Think annoying busy-bodies, welcoming neighbours, competitive school mums and an over-friendly, local shopkeeper. Even the obligatory village idiot makes the cut – a role fulfilled by Mark although his wife arguably challenges him for the title in several chapters.

Mid-way through the novel, I was finally hooked. I knew how the story would unfold but my confidence alternated with second guessing myself each time the author introduced a new clue. Some of the red herrings are obvious but Hall skilfully leads the reader on a winding journey towards an unexpected destination. I managed to foresee the story’s conclusion with accuracy, but I hadn’t anticipated one final, staggering twist. Bravo, Lisa Hall – you shocked me!

This unexpected plot curve is far-fetched but more than enough to cancel out the book’s slow start. I even forgive Hall’s unattractive characters, who made me want to hurl the book across the room in frustration! Four year old Henry and sexy Laurence are the only semi-appealing individuals throughout the novel. Dr Bradshaw is an odious man, Lila is overbearing and the school mums are far worse.

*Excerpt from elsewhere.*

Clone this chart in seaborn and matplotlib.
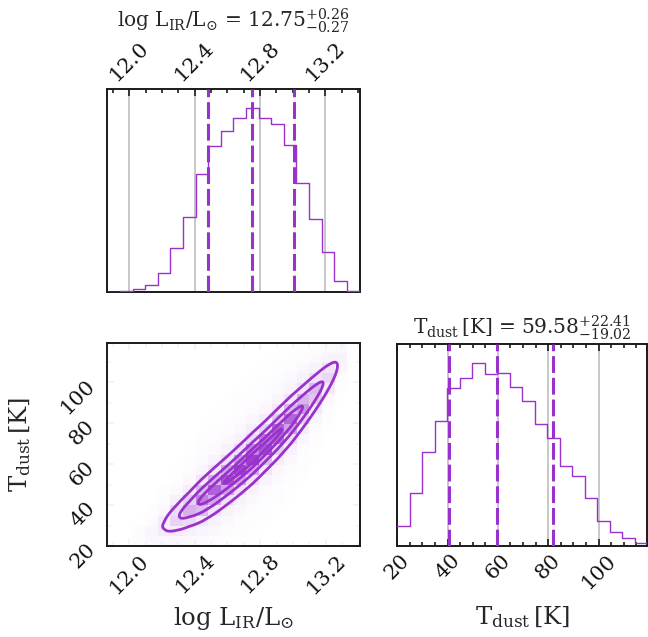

Mark and Steph are equally annoying – he for his insensitivity and her for being stupid. Many of the creepy occurrences in the book can be investigated by Steph fairly easily: a few clicks on Amazon to order some camera equipment, a quick phone call to a local security firm to get a home alarm fitted – basic common sense for the rest of us but apparently inconceivable to Steph.

The author establishes this lack of wisdom by trivialising Steph’s career early on in the novel, implying that it’s an unchallenging profession. In reality, Steph’s niche requires an investigative mind and plenty of tenacity. Also, as a mum and a professional, she should be more aware of basic security measures for her computer and mobile phone.

I found it difficult to reconcile this knowledge with Steph’s behaviour throughout the narrative. ‘Baby brain’ offers a convenient excuse but, in Steph’s case, it seems to act as a lobotomy. Of course, every good thriller relies on the audience’s ability to suspend their disbelief so, while these plot holes grated, they didn’t affect my overall desire to finish the novel.

As Steph questioned everything happening in her world, Hall had me questioning every move, every response, every conversation in the plot – building to a gut-wrenching climax. Tell Me No Lies is an absorbing thriller, infused with tension and mystery, diversions and smokescreens. When the haze finally clears and, at last, everything becomes clear, you’ll be left wondering if the true nightmare has only just begun.

A disturbing tale, likely to cement Lisa Hall’s reputation as one of the UK’s best new thriller writers.